For traders looking for a defined-risk alternative that captures a similar credit, the bull put spread calculator models a version of this trade with a long put below to cap the downside.

Covered Call vs Cash-Secured Put: A Quick Comparison

Factor Covered Call Cash-Secured Put
Stock ownership required Yes (100 shares) No (cash collateral)
Capital deployed Stock purchase price Strike price x 100
Max profit Premium + (strike minus cost basis) Premium collected
Outcome if assigned Shares called away, position closes Shares purchased, position opens
Upside cap Yes, capped at strike No cap (if assigned and held)
Best market outlook Neutral to mildly bullish Neutral to bullish
Used in wheel strategy Second phase (after assignment) First phase (before ownership)

Both strategies benefit from elevated implied volatility because higher IV translates to larger premiums. When IV is low, the income generated from either strategy shrinks, and you may find it harder to find strikes that offer attractive premiums at a comfortable distance from the current price.

If you are already running a covered call position and want to add downside protection without giving up the premium income, one approach is pairing the covered call with a long put to create a collar. The collar caps upside in exchange for defined downside protection.

Frequently Asked Questions

Is a covered call the same as a cash-secured put?

Not exactly. They produce similar P&L profiles when struck at comparable levels, but they differ in capital structure, stock ownership, and outcome on assignment. A covered call requires owning the stock; a cash-secured put requires holding cash collateral. Assignment on a covered call closes your long stock position; assignment on a cash-secured put opens one.

Which strategy has higher return on capital?
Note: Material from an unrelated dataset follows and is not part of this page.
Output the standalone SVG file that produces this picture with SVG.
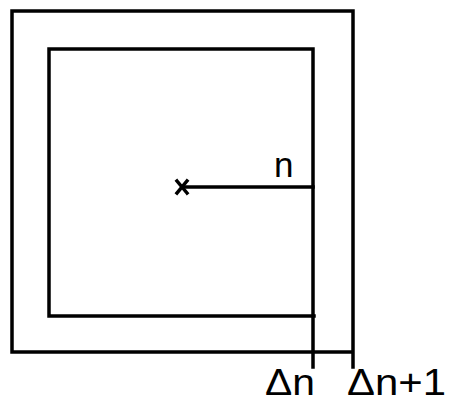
<svg xmlns="http://www.w3.org/2000/svg" width="449" height="403" viewBox="0 0 449 403">
<style>
.ln{fill:none;stroke:#000;stroke-width:3.5;stroke-linecap:square}
.t{font-family:"Liberation Sans",Arial,sans-serif;fill:#000}
</style>
<rect width="449" height="403" fill="#fff"/>
<g id="outer">
<path class="ln" d="M12,11 H353 V367 M12,11 V352 H353"/>
</g>
<g id="inner">
<path class="ln" d="M49,49 H313 V367 M49,49 V316 H314"/>
</g>
<g id="connectors">
<path class="ln" d="M184,187 H313"/>
<path class="ln" d="M177,181 L187,193 M187,181 L177,193" stroke-width="2.8"/>
</g>
<g id="labels">
<text class="t" x="274" y="177" font-size="35">n</text>
<text class="t" x="265" y="395" font-size="37" textLength="50" lengthAdjust="spacingAndGlyphs">Δn</text>
<text class="t" x="347" y="395" font-size="37" textLength="99" lengthAdjust="spacingAndGlyphs">Δn+1</text>
</g>
</svg>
It depends on the specific strikes, premiums, and underlying price. Because a cash-secured put ties up slightly less capital (strike price x 100 vs. full stock purchase price at current market), the return on capital can be marginally higher for the put if the strikes are equivalent. Run both through the calculators using the same underlying to compare them on equal footing.

Can I lose money on a covered call?

Yes. The covered call does not eliminate downside risk on the stock. If the stock falls sharply, the premium collected provides only a small cushion. Your maximum loss on a covered call is the full cost of the shares minus the premium received.

Can I lose money on a cash-secured put?

Yes. If the stock falls well below the strike price, you are assigned shares at a loss. The premium collected reduces your cost basis but does not fully offset a large move down. Your maximum loss is the strike price times 100 shares, minus the premium received, in a scenario where the stock goes to zero.

What is the wheel strategy?

The wheel is a systematic income strategy that alternates between selling cash-secured puts and selling covered calls. You begin by selling puts on a stock you are willing to own. If assigned, you sell covered calls against the position. When the calls are exercised and your shares are called away, you restart the cycle with another round of puts. The goal is to collect premium at each stage while managing the position size and strike selection.